In my occasional return to this topic, how about this:

  1. Add a Concept table, with name and a m2m table to itself, called, dunno, 'Combinations'
  2. Add a concept_id to the Area table, that links to the Concept table
  3. (For the UK) Create a Concept for each council in MapIt, with the same ID as its current generation Area(!) linked to the relevant Area. And link all other Areas for each council to its Concept.

This is basically the solution as in the original ticket I wrote, I think, so, umm, hohum.

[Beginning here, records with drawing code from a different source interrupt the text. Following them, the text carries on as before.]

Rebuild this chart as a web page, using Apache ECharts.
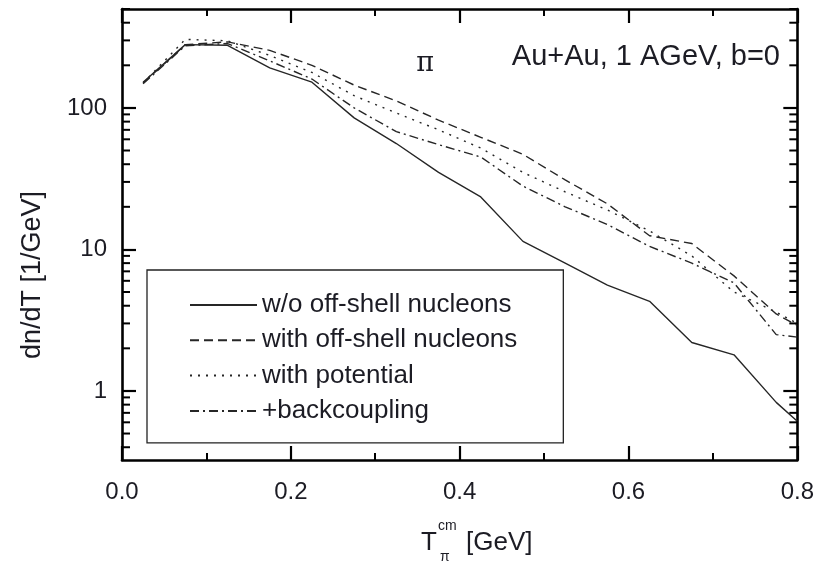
<!DOCTYPE html>
<html>
<head>
<meta charset="utf-8">
<script src="https://cdn.jsdelivr.net/npm/echarts@6/dist/echarts.min.js"></script>
<style>
html,body{margin:0;padding:0;background:#fff;}
#chart{width:817px;height:567px;}
</style>
</head>
<body>
<div id="chart"></div>
<script>
// ---- data ----
const T = [0.025, 0.075, 0.125, 0.175, 0.225, 0.275, 0.325, 0.375, 0.425, 0.475, 0.525, 0.575, 0.625, 0.675, 0.725, 0.775, 0.8];
const woOffShell   = [152, 280, 277, 192, 152, 85, 56, 35, 23.5, 11.4, 8.0, 5.6, 4.3, 2.2, 1.8, 0.83, 0.61];
const withOffShell = [150, 280, 293, 255, 200, 145, 112, 82, 62, 47, 31, 21, 12.5, 11, 6.5, 3.5, 2.9];
const withPotential= [150, 305, 298, 235, 178, 122, 92, 70, 52, 35, 25.5, 19, 13.5, 9, 5.0, 3.6, 3.0];
const backcoupling = [148, 275, 285, 215, 160, 100, 68, 55, 45, 28, 20, 15, 10.5, 8, 5.8, 2.5, 2.4];
const seriesNames = ['w/o off-shell nucleons', 'with off-shell nucleons', 'with potential', '+backcoupling'];
const yMajorTicks = [1, 10, 100];
const yMinorTicks = [0.4, 0.5, 0.6, 0.7, 0.8, 0.9, 2, 3, 4, 5, 6, 7, 8, 9, 20, 30, 40, 50, 60, 70, 80, 90, 200, 300, 400, 500];
const xTickLabels = ['0.0', '0.2', '0.4', '0.6', '0.8'];
const X_MIN = 0, X_MAX = 0.8;

const toPairs = ys => T.map((x, i) => [x, ys[i]]);
const FONT = 'Liberation Sans, Arial, sans-serif';
const INK = '#1c1c24';
const LINE = '#262626';

const chart = echarts.init(document.getElementById('chart'), null, {renderer: 'canvas'});

const baseX = {
  type: 'value', min: X_MIN, max: X_MAX, interval: 0.2,
  axisLine: {show: true, onZero: false, lineStyle: {color: '#000', width: 2.6}},
  axisTick: {show: true, inside: true, length: 14, lineStyle: {color: '#000', width: 2.2}},
  minorTick: {show: true, splitNumber: 2, length: 7, lineStyle: {color: '#000', width: 2}},
  splitLine: {show: false}, minorSplitLine: {show: false}
};
const baseY = {
  type: 'log', logBase: 10, min: 0.325, max: 500,
  axisLine: {show: true, onZero: false, lineStyle: {color: '#000', width: 2.6}},
  axisTick: {show: true, inside: true, length: 14, customValues: yMajorTicks, lineStyle: {color: '#000', width: 2.2}},
  splitLine: {show: false}
};

// minor log ticks on both frame sides, placed through the axes' own coordinate mapping
function minorTickRender(params, api) {
  const v = api.value(0);
  const pl = api.coord([X_MIN, v]);
  const pr = api.coord([X_MAX, v]);
  const st = {stroke: '#000', lineWidth: 2};
  return {
    type: 'group',
    children: [
      {type: 'line', shape: {x1: pl[0], y1: pl[1], x2: pl[0] + 8, y2: pl[1]}, style: st},
      {type: 'line', shape: {x1: pr[0], y1: pr[1], x2: pr[0] - 8, y2: pr[1]}, style: st}
    ]
  };
}

const option = {
  animation: false,
  backgroundColor: '#fff',
  grid: {left: 122, right: 17, top: 9, bottom: 107, containLabel: false},
  xAxis: [
    Object.assign({}, baseX, {
      position: 'bottom',
      axisLabel: {show: true, fontSize: 24, fontFamily: FONT, color: INK, margin: 20,
        formatter: v => xTickLabels[Math.round(v / 0.2)] }
    }),
    Object.assign({}, baseX, {position: 'top', axisLabel: {show: false}})
  ],
  yAxis: [
    Object.assign({}, baseY, {
      position: 'left',
      axisLabel: {show: true, fontSize: 24, fontFamily: FONT, color: INK, margin: 15, customValues: yMajorTicks,
        formatter: v => String(Math.round(v))}
    }),
    Object.assign({}, baseY, {
      position: 'right',
      axisLabel: {show: false}
    })
  ],
  legend: {
    show: true, orient: 'vertical', left: 147, top: 270,
    padding: [22, 46, 19, 42],
    borderColor: '#222', borderWidth: 1.3, backgroundColor: '#fff',
    itemWidth: 67, itemHeight: 14, itemGap: 9.3,
    itemStyle: {opacity: 0},
    textStyle: {fontSize: 26, lineHeight: 25, fontFamily: FONT, color: INK},
    data: seriesNames,
    selectedMode: false
  },
  series: [
    {name: seriesNames[0], type: 'line', data: toPairs(woOffShell), symbol: 'none', showSymbol: false,
     lineStyle: {color: LINE, width: 1.4, type: 'solid'}, itemStyle: {color: LINE}},
    {name: seriesNames[1], type: 'line', data: toPairs(withOffShell), symbol: 'none', showSymbol: false,
     lineStyle: {color: LINE, width: 1.4, type: [9, 5]}, itemStyle: {color: LINE}},
    {name: seriesNames[2], type: 'line', data: toPairs(withPotential), symbol: 'none', showSymbol: false,
     lineStyle: {color: LINE, width: 1.4, type: [2, 6]}, itemStyle: {color: LINE}},
    {name: seriesNames[3], type: 'line', data: toPairs(backcoupling), symbol: 'none', showSymbol: false,
     lineStyle: {color: LINE, width: 1.4, type: [9, 4, 2, 4]}, itemStyle: {color: LINE}},
    {name: 'minorTicks', type: 'custom', data: yMinorTicks.map(v => [v]),
     encode: {y: 0}, renderItem: minorTickRender, clip: false, silent: true, z: 5,
     dimensions: ['v']}
  ],
  graphic: [
    {type: 'text', x: 780, y: 57, style: {text: 'Au+Au, 1 AGeV, b=0', font: '29px ' + FONT, fill: INK, align: 'right', verticalAlign: 'middle'}},
    {type: 'text', x: 425, y: 64, style: {text: 'π', font: '27px DejaVu Serif, Liberation Serif, serif', fill: INK, align: 'center', verticalAlign: 'middle'}},
    {type: 'text', x: 33, y: 275, rotation: Math.PI / 2, style: {text: 'dn/dT [1/GeV]', font: '27px ' + FONT, fill: INK, align: 'center', verticalAlign: 'middle'}},
    {type: 'text', x: 421, y: 543, style: {text: 'T', font: '26px ' + FONT, fill: INK, align: 'left', verticalAlign: 'middle'}},
    {type: 'text', x: 438, y: 526, style: {text: 'cm', font: '14px ' + FONT, fill: INK, align: 'left', verticalAlign: 'middle'}},
    {type: 'text', x: 440, y: 557, style: {text: 'π', font: '14px ' + FONT, fill: INK, align: 'left', verticalAlign: 'middle'}},
    {type: 'text', x: 466, y: 543, style: {text: '[GeV]', font: '26px ' + FONT, fill: INK, align: 'left', verticalAlign: 'middle'}}
  ]
};
chart.setOption(option);
</script>
</body>
</html>
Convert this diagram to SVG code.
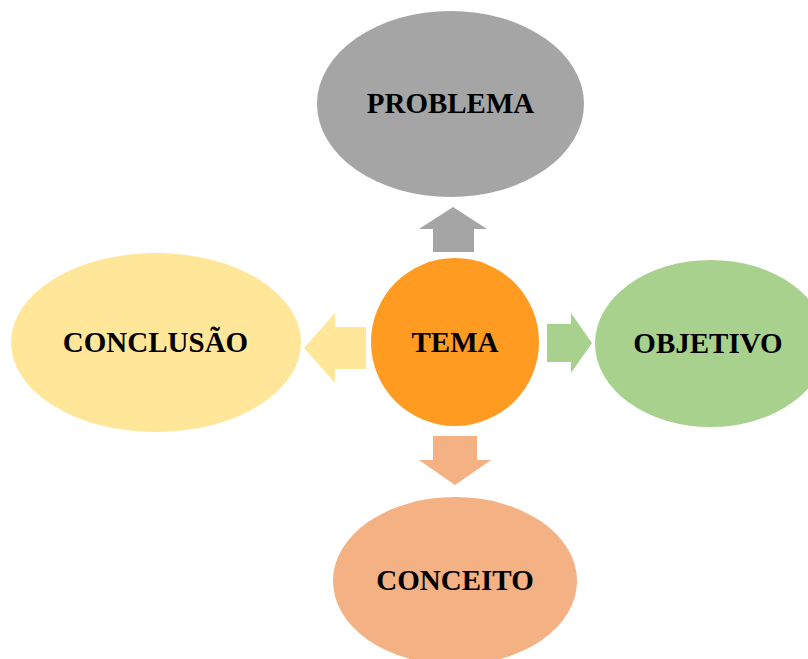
<svg xmlns="http://www.w3.org/2000/svg" width="808" height="659" viewBox="0 0 808 659">
  <style>
    .lbl { font-family: "Liberation Serif", "Times New Roman", serif; font-weight: bold; font-size: 29px; fill: #000; text-anchor: middle; }
  </style>
  <rect width="808" height="659" fill="#fff"/>
  <g id="connectors">
    <polygon id="arrow-up" fill="#A5A5A5" points="453,207 487,229 474,229 474,252 433,252 433,229 419,229"/>
    <polygon id="arrow-left" fill="#FFE699" points="304,348 335,313 335,327 366,327 366,369 335,369 335,383"/>
    <polygon id="arrow-right" fill="#A9D18E" points="592,343 571,313 571,324 547,324 547,362 571,362 571,373"/>
    <polygon id="arrow-down" fill="#F4B183" points="455,485 491,460 477,460 477,436 433,436 433,460 419,460"/>
  </g>
  <g id="node-problema">
    <ellipse cx="450.5" cy="104" rx="133.5" ry="93" fill="#A5A5A5"/>
    <text class="lbl" x="450.5" y="113">PROBLEMA</text>
  </g>
  <g id="node-conclusao">
    <ellipse cx="156" cy="342.5" rx="145" ry="89.5" fill="#FFE699"/>
    <text class="lbl" x="155.5" y="352">CONCLUSÃO</text>
  </g>
  <g id="node-objetivo">
    <ellipse cx="710.6" cy="343.5" rx="115.6" ry="83.5" fill="#A9D18E"/>
    <text class="lbl" x="708" y="353">OBJETIVO</text>
  </g>
  <g id="node-conceito">
    <ellipse cx="455" cy="581" rx="122" ry="84" fill="#F4B183"/>
    <text class="lbl" x="455" y="590">CONCEITO</text>
  </g>
  <g id="node-tema">
    <circle cx="455" cy="342" r="84" fill="#FF9B21"/>
    <text class="lbl" x="455" y="352">TEMA</text>
  </g>
</svg>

  • point or postcode lookup - this would return the same areas as present, including as extra data within an area its linked concept if any. It would also additionally have to return - as extra results - Concepts that come from the Combinations table (e.g. a police area that is defined as the combination of a number of councils), and would need a way for IDs not to overlap. I don't think we've ever said IDs would always be numeric, so that would be easiest, but might well break some usage?
  • Area geometry - for a concept would redirect to its most recent generation entry (or could be given a generation ID?). /area/[IDs]/geometry, hmm, rewrite any concept IDs in the URL? Or have separate concept URLs...
  • Area children - conceptually, children are children of a concept, but in the db are children of areas. So given a concept ID, redirecting to most recent generation entry and then that's children would work same as now, really.
  • Type and name lookup - hmm. For consistency, should return same as now, with extra concept data included in each area if relevant, and then people can decide what to do with them.

What have I missed.

As a worked example:

  • MapIt ID 141651: Glasgow boundary, generations 1-14 GSS code S12000043
  • MapIt ID 152275: Glasgow boundary, generations 15-35 GSS code S12000046
  • MapIt ID 2579: Glasgow boundary, generations 36-40 GSS code S12000049 [As a reminder, to not break external systems, this ID was kept with an updated boundary rather than this being the gen 1-14 boundary.]
  • MapIt IDs 20767-20787: Glasgow wards, generations 8-30, children of 2579
  • MapIt IDs 151265-151287: Glasgow wards, generations 31-40, children of 2579

Glasgow had ward boundary changes at generation 31, and small self changes at generations 15 and 36. The authority concept is "Glasgow City Council", and let us assume there is a "South Scotland police area" covering Glasgow, Edinburgh and some other councils.